Given instruction:
Take the material below and retype it in full; pictures are left out.
────────────────────────────────────────
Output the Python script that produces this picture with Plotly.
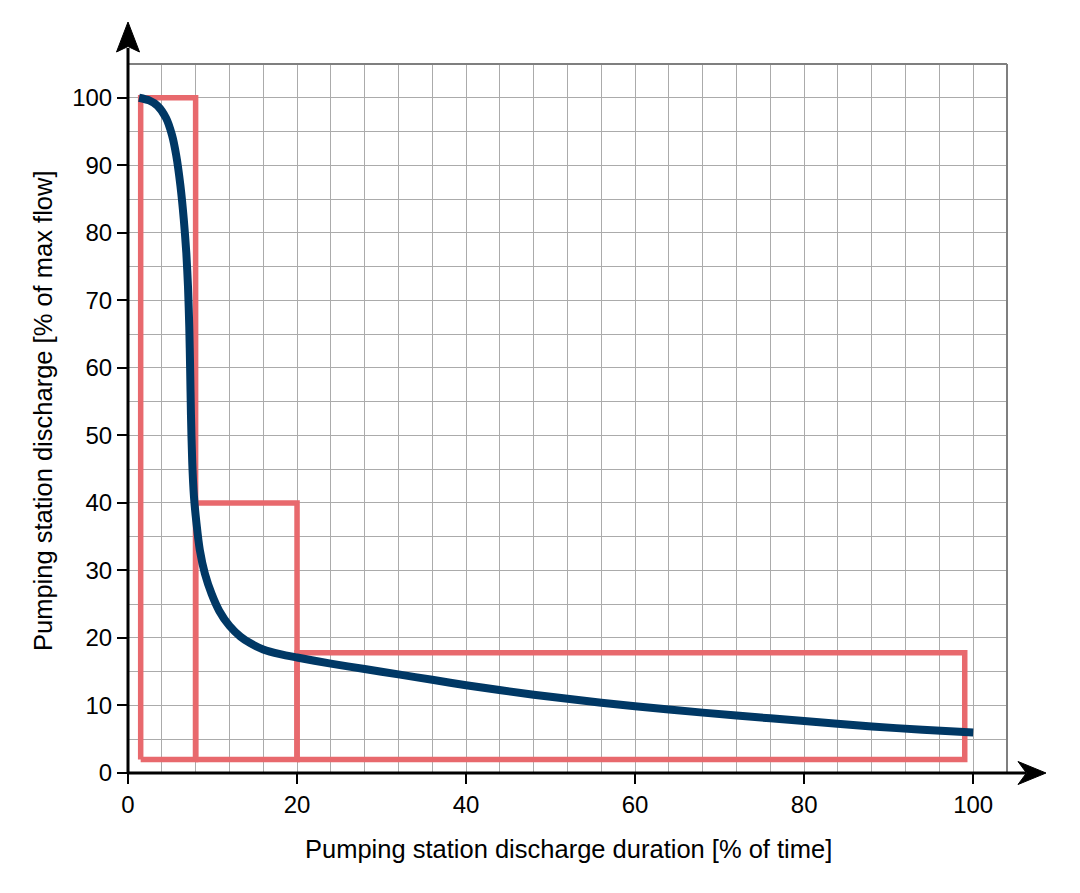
import plotly.graph_objects as go

# ---------------- data ----------------
curve_x = [1.3, 2.5, 3.5, 4.5, 5.2, 5.7, 6.2, 6.6, 6.9, 7.1, 7.25, 7.35, 7.45, 7.6, 7.8,
           8.1, 8.5, 9.1, 9.9, 10.8, 12.0, 13.3, 14.5, 16.0, 18.0, 20.0, 24, 28, 32, 36,
           40, 48, 56, 64, 72, 80, 88, 94, 100]
curve_y = [100, 99.6, 98.8, 97.0, 94.5, 91.5, 87, 82, 77, 72, 66, 60, 53, 46, 41,
           37, 33, 29.5, 26.5, 24, 21.8, 20.2, 19.2, 18.3, 17.6, 17.1, 16.2, 15.4, 14.6, 13.8,
           13.0, 11.6, 10.4, 9.4, 8.5, 7.7, 6.9, 6.4, 6.0]

rect_x0 = [1.5, 8, 20]
rect_x1 = [8, 20, 99]
rect_y0 = [2, 2, 2]
rect_y1 = [100, 40, 17.8]

x_ticks = [0, 20, 40, 60, 80, 100]
y_ticks = [0, 10, 20, 30, 40, 50, 60, 70, 80, 90, 100]

x_title = "Pumping station discharge duration [% of time]"
y_title = "Pumping station discharge [% of max flow]"

# ---------------- layout geometry ----------------
W, H = 1080, 893
ML, MR, MT, MB = 128, 73, 64, 120
PW, PH = W - ML - MR, H - MT - MB


def px(xp):
    return (xp - ML) / PW


def py(yp):
    return (H - MB - yp) / PH


RED = "#E8696D"
NAVY = "#003865"
GRID = "#ababab"
FONT = "Liberation Sans, Arial, sans-serif"

fig = go.Figure()

for x0, x1, y0, y1 in zip(rect_x0, rect_x1, rect_y0, rect_y1):
    fig.add_trace(go.Scatter(
        x=[x0, x1, x1, x0, x0], y=[y0, y0, y1, y1, y0],
        mode="lines", line=dict(color=RED, width=5.5),
        hoverinfo="skip", showlegend=False, cliponaxis=False))

fig.add_trace(go.Scatter(
    x=curve_x, y=curve_y, mode="lines",
    line=dict(color=NAVY, width=8, shape="spline", smoothing=0.7),
    showlegend=False, cliponaxis=False))

fig.update_xaxes(
    range=[0, 104], tickmode="array", tickvals=x_ticks,
    ticks="outside", ticklen=10, tickwidth=1.5, tickcolor="black",
    showgrid=True, gridcolor=GRID, gridwidth=1.2,
    minor=dict(dtick=4, tick0=0, showgrid=True, gridcolor=GRID, gridwidth=1.2, ticks=""),
    zeroline=False, showline=False,
    tickfont=dict(family=FONT, size=24, color="black"))
fig.update_yaxes(
    range=[0, 105], tickmode="array", tickvals=y_ticks,
    ticks="outside", ticklen=10, tickwidth=1.5, tickcolor="black",
    showgrid=True, gridcolor=GRID, gridwidth=1.2,
    minor=dict(dtick=5, tick0=0, showgrid=True, gridcolor=GRID, gridwidth=1.2, ticks=""),
    zeroline=False, showline=False,
    tickfont=dict(family=FONT, size=24, color="black"))

shapes = [
    # grey frame top/right
    dict(type="line", xref="paper", yref="paper", x0=0, x1=1, y0=1, y1=1,
         line=dict(color="#7f7f7f", width=2)),
    dict(type="line", xref="paper", yref="paper", x0=1, x1=1, y0=0, y1=1,
         line=dict(color="#7f7f7f", width=2)),
    # black axes
    dict(type="line", xref="paper", yref="paper", x0=0, x1=0, y0=py(774), y1=py(48),
         line=dict(color="black", width=3)),
    dict(type="line", xref="paper", yref="paper", x0=px(127), x1=px(1026), y0=0, y1=0,
         line=dict(color="black", width=3)),
    # arrowheads
    dict(type="path", xref="paper", yref="paper",
         path=f"M {px(128)} {py(22)} L {px(116.5)} {py(52)} L {px(128)} {py(46.5)} "
              f"L {px(139.5)} {py(52)} Z",
         fillcolor="black", line=dict(color="black", width=1)),
    dict(type="path", xref="paper", yref="paper",
         path=f"M {px(1046)} {py(773)} L {px(1018)} {py(761.5)} L {px(1026.5)} {py(773)} "
              f"L {px(1018)} {py(784.5)} Z",
         fillcolor="black", line=dict(color="black", width=1)),
]

annotations = [
    dict(text=x_title, xref="paper", yref="paper", x=px(568), y=py(849),
         xanchor="center", yanchor="middle", showarrow=False,
         font=dict(family=FONT, size=25.5, color="black")),
    dict(text=y_title, xref="paper", yref="paper", x=px(43), y=py(411),
         xanchor="center", yanchor="middle", showarrow=False, textangle=-90,
         font=dict(family=FONT, size=25.5, color="black")),
]

fig.update_layout(
    width=W, height=H,
    margin=dict(l=ML, r=MR, t=MT, b=MB),
    paper_bgcolor="white", plot_bgcolor="white",
    shapes=shapes, annotations=annotations,
    showlegend=False,
)

fig.write_html("out.html")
────────────────────────────────────────
Answer in full:
Output the Python script that produces this picture with Plotly.
import plotly.graph_objects as go

# ---------------- data ----------------
curve_x = [1.3, 2.5, 3.5, 4.5, 5.2, 5.7, 6.2, 6.6, 6.9, 7.1, 7.25, 7.35, 7.45, 7.6, 7.8,
           8.1, 8.5, 9.1, 9.9, 10.8, 12.0, 13.3, 14.5, 16.0, 18.0, 20.0, 24, 28, 32, 36,
           40, 48, 56, 64, 72, 80, 88, 94, 100]
curve_y = [100, 99.6, 98.8, 97.0, 94.5, 91.5, 87, 82, 77, 72, 66, 60, 53, 46, 41,
           37, 33, 29.5, 26.5, 24, 21.8, 20.2, 19.2, 18.3, 17.6, 17.1, 16.2, 15.4, 14.6, 13.8,
           13.0, 11.6, 10.4, 9.4, 8.5, 7.7, 6.9, 6.4, 6.0]

rect_x0 = [1.5, 8, 20]
rect_x1 = [8, 20, 99]
rect_y0 = [2, 2, 2]
rect_y1 = [100, 40, 17.8]

x_ticks = [0, 20, 40, 60, 80, 100]
y_ticks = [0, 10, 20, 30, 40, 50, 60, 70, 80, 90, 100]

x_title = "Pumping station discharge duration [% of time]"
y_title = "Pumping station discharge [% of max flow]"

# ---------------- layout geometry ----------------
W, H = 1080, 893
ML, MR, MT, MB = 128, 73, 64, 120
PW, PH = W - ML - MR, H - MT - MB


def px(xp):
    return (xp - ML) / PW


def py(yp):
    return (H - MB - yp) / PH


RED = "#E8696D"
NAVY = "#003865"
GRID = "#ababab"
FONT = "Liberation Sans, Arial, sans-serif"

fig = go.Figure()

for x0, x1, y0, y1 in zip(rect_x0, rect_x1, rect_y0, rect_y1):
    fig.add_trace(go.Scatter(
        x=[x0, x1, x1, x0, x0], y=[y0, y0, y1, y1, y0],
        mode="lines", line=dict(color=RED, width=5.5),
        hoverinfo="skip", showlegend=False, cliponaxis=False))

fig.add_trace(go.Scatter(
    x=curve_x, y=curve_y, mode="lines",
    line=dict(color=NAVY, width=8, shape="spline", smoothing=0.7),
    showlegend=False, cliponaxis=False))

fig.update_xaxes(
    range=[0, 104], tickmode="array", tickvals=x_ticks,
    ticks="outside", ticklen=10, tickwidth=1.5, tickcolor="black",
    showgrid=True, gridcolor=GRID, gridwidth=1.2,
    minor=dict(dtick=4, tick0=0, showgrid=True, gridcolor=GRID, gridwidth=1.2, ticks=""),
    zeroline=False, showline=False,
    tickfont=dict(family=FONT, size=24, color="black"))
fig.update_yaxes(
    range=[0, 105], tickmode="array", tickvals=y_ticks,
    ticks="outside", ticklen=10, tickwidth=1.5, tickcolor="black",
    showgrid=True, gridcolor=GRID, gridwidth=1.2,
    minor=dict(dtick=5, tick0=0, showgrid=True, gridcolor=GRID, gridwidth=1.2, ticks=""),
    zeroline=False, showline=False,
    tickfont=dict(family=FONT, size=24, color="black"))

shapes = [
    # grey frame top/right
    dict(type="line", xref="paper", yref="paper", x0=0, x1=1, y0=1, y1=1,
         line=dict(color="#7f7f7f", width=2)),
    dict(type="line", xref="paper", yref="paper", x0=1, x1=1, y0=0, y1=1,
         line=dict(color="#7f7f7f", width=2)),
    # black axes
    dict(type="line", xref="paper", yref="paper", x0=0, x1=0, y0=py(774), y1=py(48),
         line=dict(color="black", width=3)),
    dict(type="line", xref="paper", yref="paper", x0=px(127), x1=px(1026), y0=0, y1=0,
         line=dict(color="black", width=3)),
    # arrowheads
    dict(type="path", xref="paper", yref="paper",
         path=f"M {px(128)} {py(22)} L {px(116.5)} {py(52)} L {px(128)} {py(46.5)} "
              f"L {px(139.5)} {py(52)} Z",
         fillcolor="black", line=dict(color="black", width=1)),
    dict(type="path", xref="paper", yref="paper",
         path=f"M {px(1046)} {py(773)} L {px(1018)} {py(761.5)} L {px(1026.5)} {py(773)} "
              f"L {px(1018)} {py(784.5)} Z",
         fillcolor="black", line=dict(color="black", width=1)),
]

annotations = [
    dict(text=x_title, xref="paper", yref="paper", x=px(568), y=py(849),
         xanchor="center", yanchor="middle", showarrow=False,
         font=dict(family=FONT, size=25.5, color="black")),
    dict(text=y_title, xref="paper", yref="paper", x=px(43), y=py(411),
         xanchor="center", yanchor="middle", showarrow=False, textangle=-90,
         font=dict(family=FONT, size=25.5, color="black")),
]

fig.update_layout(
    width=W, height=H,
    margin=dict(l=ML, r=MR, t=MT, b=MB),
    paper_bgcolor="white", plot_bgcolor="white",
    shapes=shapes, annotations=annotations,
    showlegend=False,
)

fig.write_html("out.html")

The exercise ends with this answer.